At 6:40 this morning I was in a dead sleep when she stuck her face in my face asking “Aren’t you taking me to the Breakfast Club”?

My eyes cracked open … barely.

The first conscious thought of the day formed in my brain … “Shit”!

She was dressed and ready to go.

I was under the covers continuing to celebrate the wonderfulness of a great night. I’d fallen asleep after 3:00 am with my I-phone on my chest.

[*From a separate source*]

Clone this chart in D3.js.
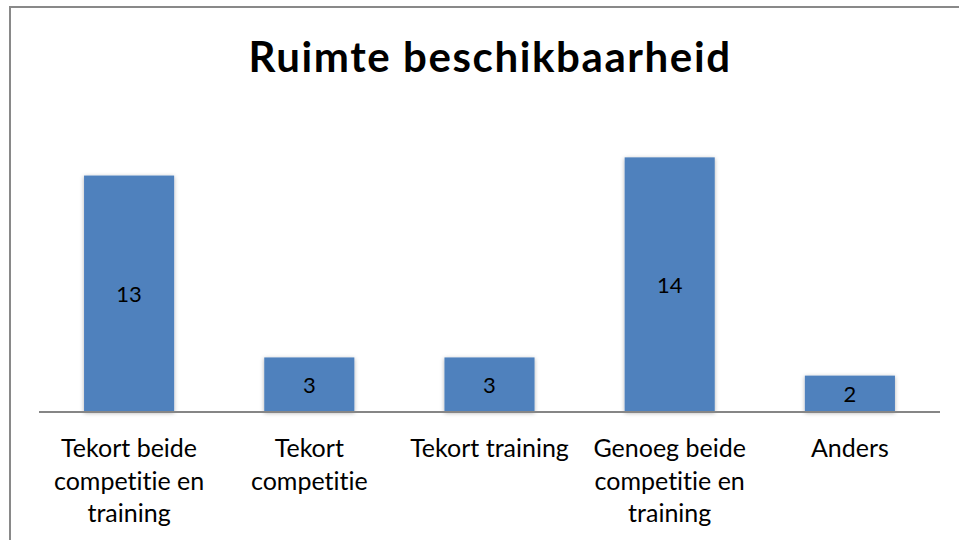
<!DOCTYPE html>
<html>
<head>
<meta charset="utf-8">
<script src="https://cdn.jsdelivr.net/npm/d3@7"></script>
<style>
  body { margin: 0; background: #fff; }
  #chart { font-family: Lato, "Open Sans", sans-serif; font-variant-ligatures: none; }
</style>
</head>
<body>
<div id="chart"></div>
<script>
const width = 959;
const height = 540;

// Chart values
const categories = ["Tekort beide competitie en training", "Tekort competitie", "Tekort training", "Genoeg beide competitie en training", "Anders"];
const labelLines = [
  ["Tekort beide", "competitie en", "training"],
  ["Tekort", "competitie"],
  ["Tekort training"],
  ["Genoeg beide", "competitie en", "training"],
  ["Anders"]
];
const values = [13, 3, 3, 14, 2];
const title = "Ruimte beschikbaarheid";

const svg = d3.select("#chart")
  .append("svg")
  .attr("width", width)
  .attr("height", height);

// soft shadow under bars
const defs = svg.append("defs");
const f = defs.append("filter").attr("id", "shadow")
  .attr("x", "-20%").attr("y", "-20%").attr("width", "140%").attr("height", "140%");
f.append("feDropShadow")
  .attr("dx", 0).attr("dy", 1).attr("stdDeviation", 2)
  .attr("flood-color", "#000").attr("flood-opacity", 0.3);

// outer chart border
svg.append("rect")
  .attr("x", 10).attr("y", 7)
  .attr("width", 990).attr("height", 600)
  .attr("fill", "#fff")
  .attr("stroke", "#898989")
  .attr("stroke-width", 2);

const x = d3.scaleBand()
  .domain(categories)
  .range([39, 940])
  .paddingInner(0.5)
  .paddingOuter(0.25);

const y = d3.scaleLinear()
  .domain([0, 16])
  .range([412, 121]);

svg.append("text")
  .attr("x", 490)
  .attr("y", 72)
  .attr("text-anchor", "middle")
  .attr("font-size", 42)
  .attr("font-weight", "bold")
  .attr("letter-spacing", 1.6)
  .attr("fill", "#000")
  .text(title);

svg.selectAll("rect.bar")
  .data(values)
  .join("rect")
  .attr("class", "bar")
  .attr("x", (d, i) => x(categories[i]))
  .attr("y", d => y(d))
  .attr("width", x.bandwidth())
  .attr("height", d => y(0) - y(d))
  .attr("fill", "#4F81BD")
  .attr("filter", "url(#shadow)");

// axis line
svg.append("line")
  .attr("x1", 39).attr("x2", 940)
  .attr("y1", y(0)).attr("y2", y(0))
  .attr("stroke", "#868686")
  .attr("stroke-width", 2);

// value labels in the middle of each bar
svg.selectAll("text.val")
  .data(values)
  .join("text")
  .attr("class", "val")
  .attr("x", (d, i) => x(categories[i]) + x.bandwidth() / 2)
  .attr("y", d => (y(d) + y(0)) / 2 + 8)
  .attr("text-anchor", "middle")
  .attr("font-size", 22)
  .attr("fill", "#000")
  .text(d => d);

// category labels
const cat = svg.selectAll("text.cat")
  .data(categories)
  .join("text")
  .attr("class", "cat")
  .attr("text-anchor", "middle")
  .attr("font-size", 25)
  .attr("fill", "#000");

cat.each(function(d, i) {
  const t = d3.select(this);
  labelLines[i].forEach((line, j) => {
    t.append("tspan")
      .attr("x", x(d) + x.bandwidth() / 2)
      .attr("y", 457 + j * 32.5)
      .text(line);
  });
});
</script>
</body>
</html>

Goddess was in her customary position with her head in the bed room and her body and her butt in the living room to protect me from whatever comes to harms me in the middle of the night.

She failed miserably.

The company staying with me are excited to be at the beach and are ready to go. Last night I’d taken them to Tybee’s combat zone breezing through Bernie’s, Doc’s and the Rock House. This was after dinner at Stingrays.

I have been a good host.

I do not deserve this.

She leaves and I drag myself out of bed looking at Goddess.

“Bitch,” I say to her.

Her golden eyes stare at me full of sadness. Then she flips over on her back so that I’ll rub her belly.

“Hell no,” I say falling into the shower.

Afterwards I dress and the company is excited and ready to do. I suddenly understand the death penalty.

We stumble into the Breakfast Club.

“Big Night” Johnny O asks.

“Oh yeah,” I answer. He gets it and shuts up. Johnny O and I understand one another.

I nurse the coffee, making passionate love to it, lingering over the memory, tantalized over the smell and the warmth of the moment.

She won’t shut up.

The entire Breakfast Club staff takes a step backwards.

Johnny O leaves.

Everyone standing in line waiting to get into the Breakfast Club decide to have breakfast at the Sunrise instead.

I stand and walk to the back and stand next to Franklin, who is brown.

He looks at me as though he is a serial killer and asks without using a single word, “What’s wrong”?

I nod my head towards my company.

He turns, looks and turns his head back before nodding his head with sympathetic eyes.

With no words being spoken, he completely understands everything.

He picks up a knife and looks at me with hope in his eyes.

I shake my head from side to side.

He sadly looks down.

I return to my seat with a heavy sigh.

A new day is beginning. On three hours sleep I am expected to be a “Cabana Boy” setting up a tent on the beach, running to get them drinks, and chasing the clouds away if they remain over the sun. But if it’s too hot I’m expected to conjure up a breeze at just the right time.

I process all of this information.

Then I wish it was still last night.